After helping organizations build AI governance programs, we see the same mistakes repeatedly:

Mistake 1: Treating AI governance as a one-time project

AI governance is an ongoing operational discipline, not a project with a completion date. The moment your inventory becomes stale, your risk assessments expire, or your controls go unmonitored, your compliance posture begins deteriorating — even if the documentation looked perfect on day one.

Mistake 2: Relying on vendor attestations

“Our vendor said their AI is compliant” is not a compliance position. Under TRAIGA and similar regulations, the deploying organization — not the AI vendor — bears the governance obligations. Third-party AI systems must be inventoried, assessed, and controlled by the organization using them.

Mistake 3: Building governance in spreadsheets

Spreadsheets can't provide an immutable audit trail, can't auto-generate disclosure statements that stay current as systems change, can't enforce review schedules, and can't produce audit-ready documentation packages on demand. At the scale required by TRAIGA, manual processes fail.

Mistake 4: Starting too late

A complete AI governance program takes 4–6 months to build from scratch. Organizations that wait until enforcement begins — or until a regulator asks for documentation — do not have 4–6 months to comply. Purpose-built software compresses the timeline but does not eliminate it.

How to get started with AI governance

The most effective path to AI governance compliance follows four steps in sequence:

  1. Inventory first.

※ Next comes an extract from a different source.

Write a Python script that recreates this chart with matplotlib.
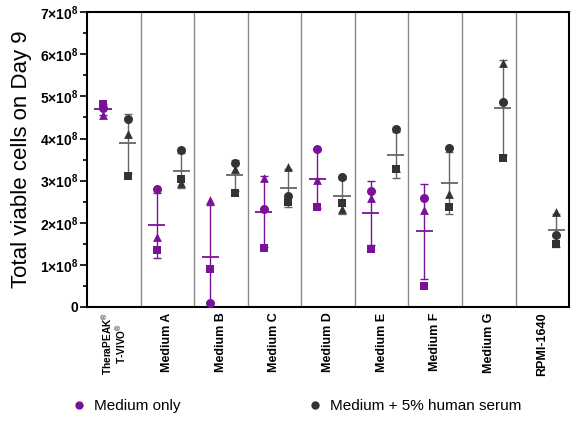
import numpy as np
import matplotlib
matplotlib.use('Agg')
import matplotlib.pyplot as plt
from matplotlib.lines import Line2D
from matplotlib.ticker import MultipleLocator, FuncFormatter

plt.rcParams['font.family'] = ['Liberation Sans', 'DejaVu Sans']
plt.rcParams['mathtext.fontset'] = 'custom'
plt.rcParams['mathtext.rm'] = 'Liberation Sans'
plt.rcParams['mathtext.bf'] = 'Liberation Sans:bold'

media = ['TheraPEAK$^{\\circledR}$\nT-VIVO$^{\\circledR}$', 'Medium A', 'Medium B',
         'Medium C', 'Medium D', 'Medium E', 'Medium F', 'Medium G', 'RPMI-1640']

nan = np.nan
# replicate values (x1e8): square, circle, triangle donors
only_sq = [4.82, 1.36, 0.91, 1.40, 2.38, 1.37, 0.50, nan, nan]
only_ci = [4.72, 2.81, 0.10, 2.33, 3.75, 2.76, 2.59, nan, nan]
only_tr = [4.56, 1.65, 2.54, 3.07, 3.01, 2.58, 2.30, nan, nan]
serum_sq = [3.11, 3.04, 2.71, 2.49, 2.47, 3.27, 2.38, 3.54, 1.49]
serum_ci = [4.46, 3.73, 3.41, 2.64, 3.09, 4.23, 3.77, 4.87, 1.71]
serum_tr = [4.11, 2.95, 3.27, 3.33, 2.32, 3.30, 2.68, 5.79, 2.26]

purple = '#7a1199'
dark = '#333333'
bar_grey = '#666666'

fig = plt.figure(figsize=(5.76, 4.36), dpi=100)
ax = fig.add_axes([0.151, 0.296, 0.837, 0.676])

centers = np.arange(len(media)) + 0.5


def draw_group(xs, sq, ci, tr, mcol, bcol):
    vals = np.array([sq, ci, tr]) * 1e8
    for i, x in enumerate(xs):
        v = vals[:, i]
        if np.isnan(v).all():
            continue
        m = v.mean()
        sd = v.std(ddof=1)
        ax.errorbar(x, m, yerr=sd, fmt='none', ecolor=bcol, elinewidth=1,
                    capsize=3, capthick=1, zorder=2)
        ax.hlines(m, x - 0.16, x + 0.16, colors=bcol, lw=1.3, zorder=2)
    ax.scatter(xs, vals[0], marker='s', s=40, color=mcol, zorder=3, linewidths=0)
    ax.scatter(xs, vals[1], marker='o', s=42, color=mcol, zorder=3, linewidths=0)
    ax.scatter(xs, vals[2], marker='^', s=40, color=mcol, zorder=3, linewidths=0)


draw_group(centers - 0.2, only_sq, only_ci, only_tr, purple, purple)
draw_group(centers + 0.26, serum_sq, serum_ci, serum_tr, dark, bar_grey)

for b in range(1, len(media)):
    ax.axvline(b, color='#8a8a8a', lw=1, zorder=1)

ax.set_xlim(0, len(media))
ax.set_ylim(0, 7e8)
ax.yaxis.set_major_locator(MultipleLocator(1e8))
ax.yaxis.set_minor_locator(MultipleLocator(0.5e8))


def fmt(v, pos):
    n = int(round(v / 1e8))
    if n == 0:
        return r'$\mathbf{0}$'
    return r'$\mathbf{%d{\times}10^{8}}$' % n


ax.yaxis.set_major_formatter(FuncFormatter(fmt))
ax.tick_params(axis='y', which='major', length=5, width=1.2, labelsize=10, pad=1)
ax.tick_params(axis='y', which='minor', length=3, width=1.2)
ax.set_xticks(centers)
ax.set_xticklabels(media, rotation=90, fontsize=9, fontweight='bold', va='top',
                   ha='center', linespacing=1.0)
ax.get_xticklabels()[0].set_fontsize(7.3)
ax.tick_params(axis='x', length=0, pad=4)
for s in ax.spines.values():
    s.set_linewidth(1.5)

ax.set_ylabel('Total viable cells on Day 9', fontsize=16, labelpad=6)

handles = [Line2D([], [], marker='o', ls='none', color=purple, markersize=5),
           Line2D([], [], marker='o', ls='none', color=dark, markersize=5)]
fig.legend(handles, ['Medium only', 'Medium + 5% human serum'], ncol=2,
           loc='center left', bbox_to_anchor=(0.1, 0.068), frameon=False,
           fontsize=11, handletextpad=0.5, columnspacing=8.3, handlelength=1)

fig.savefig('out.png', dpi=100)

You cannot govern what you cannot see. Start by identifying every AI system your organization uses in consequential decisions — internal, third-party, and vendor-provided. This requires interviews with department heads, vendor contract review, and IT asset discovery. Register every system in a structured inventory.
  2. Assess every system. Complete a structured risk assessment for each inventoried system. Use a deterministic questionnaire with defined risk factors so that classifications are auditable — not subjective. A compliant risk assessment is one a regulator can verify.
  3. Implement controls and generate documents. Use the risk assessment outputs to implement proportionate controls, generate required disclosure statements, create governance policies, and set review schedules. This phase is where purpose-built software provides the most leverage — automation that would take weeks manually can be completed in hours.
  4. Operate the program continuously. Governance is not complete when the initial documentation is done. Maintain the inventory as systems change, complete periodic risk reviews, log incidents, track control completion, and obtain regular executive certifications. An ongoing governance operation — not a one-time compliance project — is what TRAIGA requires.

AI governance is now table stakes

Organizations that have not started building AI governance programs are not slightly behind — they are operating with material regulatory exposure that compounds every day they add new AI tools without governance structures in place.

The good news is that the requirements are well-defined and the path to compliance is clear. The TRAIGA platform is purpose-built to execute that path — from the initial AI system inventory through risk assessments, controls, disclosures, and board reporting — in weeks rather than months.

The question is not whether AI governance is required — it clearly is. The question is whether your organization is going to build it proactively or reactively.